Oil prices edged lower on Tuesday as market sentiment was buoyed by news that Israel had accepted a proposal addressing key disagreements hindering a ceasefire deal in Gaza. This development alleviated concerns about potential supply disruptions in the Middle East, leading to a decline in both Brent and U.S. crude prices.
Brent crude fell by 53 cents, or 0.7%, to $77.13 per barrel by 0320 GMT. Meanwhile, front-month U.S. West Texas Intermediate (WTI) crude futures, which are set to expire on Tuesday, dropped by 50 cents, or 0.7%, to $73.87 per barrel. The more actively traded second-month contract also decreased by 49 cents, or 0.7%, settling at $73.17 per barrel.
The decline follows a sharp drop in prices on Monday, when Brent crude fell by about 2.5% and WTI eased by 3%. The downward trend in oil prices has been influenced by a combination of easing geopolitical risks in the Middle East and growing concerns over China’s economic outlook, which could dampen global oil demand.

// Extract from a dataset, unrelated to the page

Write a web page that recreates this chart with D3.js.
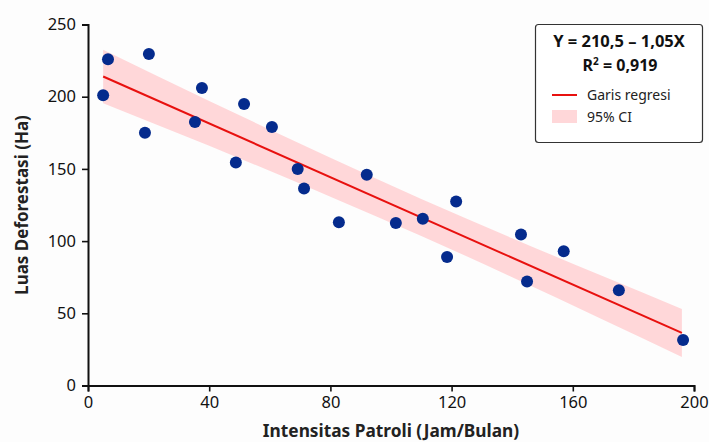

“Prices seem to find some headwinds from geopolitical developments in the Middle East and China’s demand outlook,” said Yeap Jun Rong, a market strategist at IG. He noted that the likelihood of a ceasefire deal in Gaza had increased, prompting market participants to reassess the risks of geopolitical tensions affecting oil supply.
In addition to the easing tensions in the Middle East, weak economic data from China has raised doubts about the strength of the country’s oil demand, further contributing to the softness in prices. As traders monitor these developments, the oil market remains sensitive to shifts in both geopolitical dynamics and global economic indicators.